◆ **SHORT PROBLEM**:
Each line from the beginning of the data below through the line containing "7.8, 9.75, 8.7]" should be repeated exactly, please.

::::::

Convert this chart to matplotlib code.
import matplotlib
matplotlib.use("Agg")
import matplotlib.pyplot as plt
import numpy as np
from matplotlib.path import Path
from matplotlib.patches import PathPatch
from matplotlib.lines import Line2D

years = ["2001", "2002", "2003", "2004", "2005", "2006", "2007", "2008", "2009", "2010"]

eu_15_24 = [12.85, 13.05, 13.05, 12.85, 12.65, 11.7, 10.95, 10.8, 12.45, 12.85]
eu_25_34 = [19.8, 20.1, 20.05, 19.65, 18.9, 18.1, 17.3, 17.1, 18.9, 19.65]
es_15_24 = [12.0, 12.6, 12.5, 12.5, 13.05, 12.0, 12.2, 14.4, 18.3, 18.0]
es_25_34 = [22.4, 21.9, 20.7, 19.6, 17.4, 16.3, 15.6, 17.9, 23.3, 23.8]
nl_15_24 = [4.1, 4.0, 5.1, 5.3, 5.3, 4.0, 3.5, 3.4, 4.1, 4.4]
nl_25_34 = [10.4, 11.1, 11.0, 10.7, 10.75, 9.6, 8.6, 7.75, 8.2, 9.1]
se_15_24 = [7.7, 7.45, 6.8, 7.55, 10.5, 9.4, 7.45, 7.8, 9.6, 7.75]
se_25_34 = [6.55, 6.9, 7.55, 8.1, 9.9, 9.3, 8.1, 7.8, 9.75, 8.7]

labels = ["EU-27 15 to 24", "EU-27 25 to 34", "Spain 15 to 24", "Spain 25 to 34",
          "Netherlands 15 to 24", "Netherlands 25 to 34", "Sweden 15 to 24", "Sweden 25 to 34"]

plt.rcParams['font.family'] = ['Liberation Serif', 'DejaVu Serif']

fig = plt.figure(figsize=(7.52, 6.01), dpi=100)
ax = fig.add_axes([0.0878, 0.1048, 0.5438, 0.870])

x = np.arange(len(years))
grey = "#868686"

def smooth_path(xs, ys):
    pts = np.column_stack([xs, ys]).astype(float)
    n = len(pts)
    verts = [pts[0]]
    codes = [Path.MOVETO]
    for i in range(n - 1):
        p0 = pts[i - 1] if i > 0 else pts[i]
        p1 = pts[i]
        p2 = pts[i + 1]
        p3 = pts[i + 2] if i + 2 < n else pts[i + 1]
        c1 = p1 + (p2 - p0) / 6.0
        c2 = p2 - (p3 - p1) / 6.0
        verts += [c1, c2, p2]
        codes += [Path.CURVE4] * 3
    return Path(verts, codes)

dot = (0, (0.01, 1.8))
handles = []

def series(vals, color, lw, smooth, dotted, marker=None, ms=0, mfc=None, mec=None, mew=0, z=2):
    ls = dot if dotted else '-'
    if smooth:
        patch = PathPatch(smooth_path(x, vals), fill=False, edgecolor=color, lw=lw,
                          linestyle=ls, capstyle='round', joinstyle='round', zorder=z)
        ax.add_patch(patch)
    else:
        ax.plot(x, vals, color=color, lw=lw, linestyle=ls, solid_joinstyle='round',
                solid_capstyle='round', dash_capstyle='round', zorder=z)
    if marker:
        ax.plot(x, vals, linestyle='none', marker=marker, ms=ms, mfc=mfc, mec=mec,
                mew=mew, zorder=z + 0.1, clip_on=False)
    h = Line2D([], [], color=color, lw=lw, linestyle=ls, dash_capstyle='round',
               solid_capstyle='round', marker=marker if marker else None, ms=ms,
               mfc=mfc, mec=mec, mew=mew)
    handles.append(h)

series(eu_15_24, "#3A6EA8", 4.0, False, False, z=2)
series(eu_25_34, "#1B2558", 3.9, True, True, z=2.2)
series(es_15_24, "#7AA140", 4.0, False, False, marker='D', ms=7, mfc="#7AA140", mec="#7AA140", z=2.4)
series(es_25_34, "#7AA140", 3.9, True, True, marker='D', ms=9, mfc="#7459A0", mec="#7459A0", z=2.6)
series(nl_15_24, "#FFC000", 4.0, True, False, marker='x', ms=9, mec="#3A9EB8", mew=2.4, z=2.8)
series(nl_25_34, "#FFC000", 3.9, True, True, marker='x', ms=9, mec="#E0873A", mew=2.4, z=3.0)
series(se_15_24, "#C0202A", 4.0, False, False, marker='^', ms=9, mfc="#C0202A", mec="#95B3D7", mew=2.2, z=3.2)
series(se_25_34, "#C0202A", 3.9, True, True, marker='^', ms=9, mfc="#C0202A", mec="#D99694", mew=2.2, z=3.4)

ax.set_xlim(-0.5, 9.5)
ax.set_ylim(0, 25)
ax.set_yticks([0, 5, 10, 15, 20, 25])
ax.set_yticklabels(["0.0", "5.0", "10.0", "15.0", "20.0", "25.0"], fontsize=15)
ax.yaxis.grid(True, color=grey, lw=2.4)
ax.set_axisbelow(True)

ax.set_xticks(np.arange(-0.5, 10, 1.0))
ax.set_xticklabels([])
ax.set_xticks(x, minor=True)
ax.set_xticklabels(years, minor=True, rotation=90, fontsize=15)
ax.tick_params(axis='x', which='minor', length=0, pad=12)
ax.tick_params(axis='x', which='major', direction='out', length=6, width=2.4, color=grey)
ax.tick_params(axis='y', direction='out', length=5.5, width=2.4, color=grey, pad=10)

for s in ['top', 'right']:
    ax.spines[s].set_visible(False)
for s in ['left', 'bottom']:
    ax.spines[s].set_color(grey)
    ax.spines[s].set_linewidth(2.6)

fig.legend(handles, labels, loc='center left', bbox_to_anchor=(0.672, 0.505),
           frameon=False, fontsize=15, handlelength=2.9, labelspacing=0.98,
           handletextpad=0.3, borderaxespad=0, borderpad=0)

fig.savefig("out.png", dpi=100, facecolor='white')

::::::

◆ **WORKED ANSWER**:
Convert this chart to matplotlib code.
import matplotlib
matplotlib.use("Agg")
import matplotlib.pyplot as plt
import numpy as np
from matplotlib.path import Path
from matplotlib.patches import PathPatch
from matplotlib.lines import Line2D

years = ["2001", "2002", "2003", "2004", "2005", "2006", "2007", "2008", "2009", "2010"]

eu_15_24 = [12.85, 13.05, 13.05, 12.85, 12.65, 11.7, 10.95, 10.8, 12.45, 12.85]
eu_25_34 = [19.8, 20.1, 20.05, 19.65, 18.9, 18.1, 17.3, 17.1, 18.9, 19.65]
es_15_24 = [12.0, 12.6, 12.5, 12.5, 13.05, 12.0, 12.2, 14.4, 18.3, 18.0]
es_25_34 = [22.4, 21.9, 20.7, 19.6, 17.4, 16.3, 15.6, 17.9, 23.3, 23.8]
nl_15_24 = [4.1, 4.0, 5.1, 5.3, 5.3, 4.0, 3.5, 3.4, 4.1, 4.4]
nl_25_34 = [10.4, 11.1, 11.0, 10.7, 10.75, 9.6, 8.6, 7.75, 8.2, 9.1]
se_15_24 = [7.7, 7.45, 6.8, 7.55, 10.5, 9.4, 7.45, 7.8, 9.6, 7.75]
se_25_34 = [6.55, 6.9, 7.55, 8.1, 9.9, 9.3, 8.1, 7.8, 9.75, 8.7]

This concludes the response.